REQUIRED WORK
Without the pictures, return exactly the lines from the one with "Write a Python" through the one with "from matplotlib.patches import". Both end lines belong in the copy.

○ ○ ○ ○ ○

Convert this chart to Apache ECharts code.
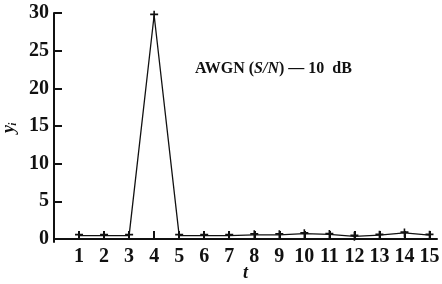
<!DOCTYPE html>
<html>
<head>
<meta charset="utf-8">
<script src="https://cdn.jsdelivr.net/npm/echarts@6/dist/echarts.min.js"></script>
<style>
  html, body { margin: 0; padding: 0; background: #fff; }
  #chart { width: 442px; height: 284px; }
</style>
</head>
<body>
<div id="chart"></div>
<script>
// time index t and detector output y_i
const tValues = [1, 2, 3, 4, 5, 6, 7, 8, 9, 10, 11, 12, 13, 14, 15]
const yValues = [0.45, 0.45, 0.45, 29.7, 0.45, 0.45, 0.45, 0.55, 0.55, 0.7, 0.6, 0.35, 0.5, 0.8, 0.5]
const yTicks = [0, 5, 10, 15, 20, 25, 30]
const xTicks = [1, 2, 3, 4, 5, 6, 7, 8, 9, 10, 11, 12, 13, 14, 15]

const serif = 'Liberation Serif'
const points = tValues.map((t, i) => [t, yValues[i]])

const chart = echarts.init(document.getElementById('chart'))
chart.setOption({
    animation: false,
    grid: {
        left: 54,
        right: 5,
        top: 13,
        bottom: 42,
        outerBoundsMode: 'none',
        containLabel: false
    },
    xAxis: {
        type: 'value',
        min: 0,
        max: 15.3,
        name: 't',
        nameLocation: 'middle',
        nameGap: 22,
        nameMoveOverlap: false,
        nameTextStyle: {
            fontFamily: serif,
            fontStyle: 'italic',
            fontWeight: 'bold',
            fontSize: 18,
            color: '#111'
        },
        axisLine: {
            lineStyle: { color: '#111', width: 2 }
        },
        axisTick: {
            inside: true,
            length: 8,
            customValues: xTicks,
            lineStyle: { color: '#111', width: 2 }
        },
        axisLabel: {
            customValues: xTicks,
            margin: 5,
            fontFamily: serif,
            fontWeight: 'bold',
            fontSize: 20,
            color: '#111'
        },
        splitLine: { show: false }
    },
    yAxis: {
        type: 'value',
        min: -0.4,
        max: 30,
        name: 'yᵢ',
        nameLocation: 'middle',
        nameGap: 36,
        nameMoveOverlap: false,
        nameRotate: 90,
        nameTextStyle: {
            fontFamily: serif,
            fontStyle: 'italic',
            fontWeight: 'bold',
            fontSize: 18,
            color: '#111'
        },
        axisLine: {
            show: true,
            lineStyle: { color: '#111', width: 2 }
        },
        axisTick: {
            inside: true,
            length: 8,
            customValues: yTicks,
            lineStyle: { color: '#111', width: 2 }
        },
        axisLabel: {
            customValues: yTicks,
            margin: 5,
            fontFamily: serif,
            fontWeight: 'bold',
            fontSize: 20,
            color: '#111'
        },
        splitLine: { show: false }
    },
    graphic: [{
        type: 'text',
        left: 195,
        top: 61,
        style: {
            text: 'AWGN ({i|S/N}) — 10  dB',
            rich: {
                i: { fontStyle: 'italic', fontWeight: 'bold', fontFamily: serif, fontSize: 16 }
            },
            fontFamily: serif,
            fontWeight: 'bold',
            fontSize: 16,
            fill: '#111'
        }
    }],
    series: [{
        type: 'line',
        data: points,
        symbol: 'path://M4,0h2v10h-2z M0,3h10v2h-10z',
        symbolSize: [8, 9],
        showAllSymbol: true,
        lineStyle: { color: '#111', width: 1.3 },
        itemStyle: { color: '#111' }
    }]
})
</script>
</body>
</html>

○ ○ ○ ○ ○

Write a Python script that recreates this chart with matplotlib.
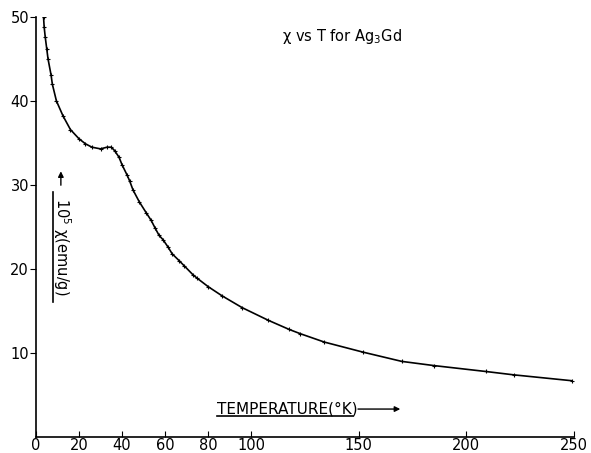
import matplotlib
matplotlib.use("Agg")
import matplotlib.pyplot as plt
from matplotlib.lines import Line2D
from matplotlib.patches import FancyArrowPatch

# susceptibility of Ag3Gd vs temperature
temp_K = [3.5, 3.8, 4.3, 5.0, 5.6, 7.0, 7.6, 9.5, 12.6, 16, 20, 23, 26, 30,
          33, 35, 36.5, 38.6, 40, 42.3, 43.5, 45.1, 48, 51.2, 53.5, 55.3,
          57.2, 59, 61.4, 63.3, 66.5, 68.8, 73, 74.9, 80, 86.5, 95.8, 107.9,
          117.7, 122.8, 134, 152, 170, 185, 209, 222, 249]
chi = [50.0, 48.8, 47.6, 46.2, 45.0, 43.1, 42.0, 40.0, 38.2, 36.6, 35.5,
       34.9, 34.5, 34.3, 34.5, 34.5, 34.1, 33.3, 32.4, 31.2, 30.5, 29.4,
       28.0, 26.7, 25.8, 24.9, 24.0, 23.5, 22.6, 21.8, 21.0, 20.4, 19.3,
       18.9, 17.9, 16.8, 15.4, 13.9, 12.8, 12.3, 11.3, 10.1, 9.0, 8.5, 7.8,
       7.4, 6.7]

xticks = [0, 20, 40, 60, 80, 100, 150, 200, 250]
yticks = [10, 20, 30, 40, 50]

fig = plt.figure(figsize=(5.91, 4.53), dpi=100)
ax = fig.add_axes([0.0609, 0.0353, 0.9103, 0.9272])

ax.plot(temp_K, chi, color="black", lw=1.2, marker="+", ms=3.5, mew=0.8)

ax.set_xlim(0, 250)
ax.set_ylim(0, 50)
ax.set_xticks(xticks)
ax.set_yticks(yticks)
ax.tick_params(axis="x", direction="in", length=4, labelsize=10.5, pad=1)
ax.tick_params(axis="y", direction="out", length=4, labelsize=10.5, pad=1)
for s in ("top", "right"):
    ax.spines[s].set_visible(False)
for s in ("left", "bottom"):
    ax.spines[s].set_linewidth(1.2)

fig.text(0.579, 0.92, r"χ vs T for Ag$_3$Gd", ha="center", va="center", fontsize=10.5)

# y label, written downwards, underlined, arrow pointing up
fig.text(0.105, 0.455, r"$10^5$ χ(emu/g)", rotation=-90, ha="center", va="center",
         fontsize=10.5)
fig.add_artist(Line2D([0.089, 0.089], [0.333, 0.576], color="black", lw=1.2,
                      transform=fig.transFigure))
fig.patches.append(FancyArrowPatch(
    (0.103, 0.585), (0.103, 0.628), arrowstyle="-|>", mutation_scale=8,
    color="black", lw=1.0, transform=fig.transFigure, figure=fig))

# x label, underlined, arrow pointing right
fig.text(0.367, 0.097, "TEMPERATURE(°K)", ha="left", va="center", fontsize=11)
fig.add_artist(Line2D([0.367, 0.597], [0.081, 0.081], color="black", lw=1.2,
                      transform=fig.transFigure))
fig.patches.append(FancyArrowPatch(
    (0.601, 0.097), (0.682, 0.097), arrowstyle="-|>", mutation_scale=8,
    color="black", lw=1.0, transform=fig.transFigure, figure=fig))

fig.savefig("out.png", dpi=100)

○ ○ ○ ○ ○

WRITTEN ANSWER
Write a Python script that recreates this chart with matplotlib.
import matplotlib
matplotlib.use("Agg")
import matplotlib.pyplot as plt
from matplotlib.lines import Line2D
from matplotlib.patches import FancyArrowPatch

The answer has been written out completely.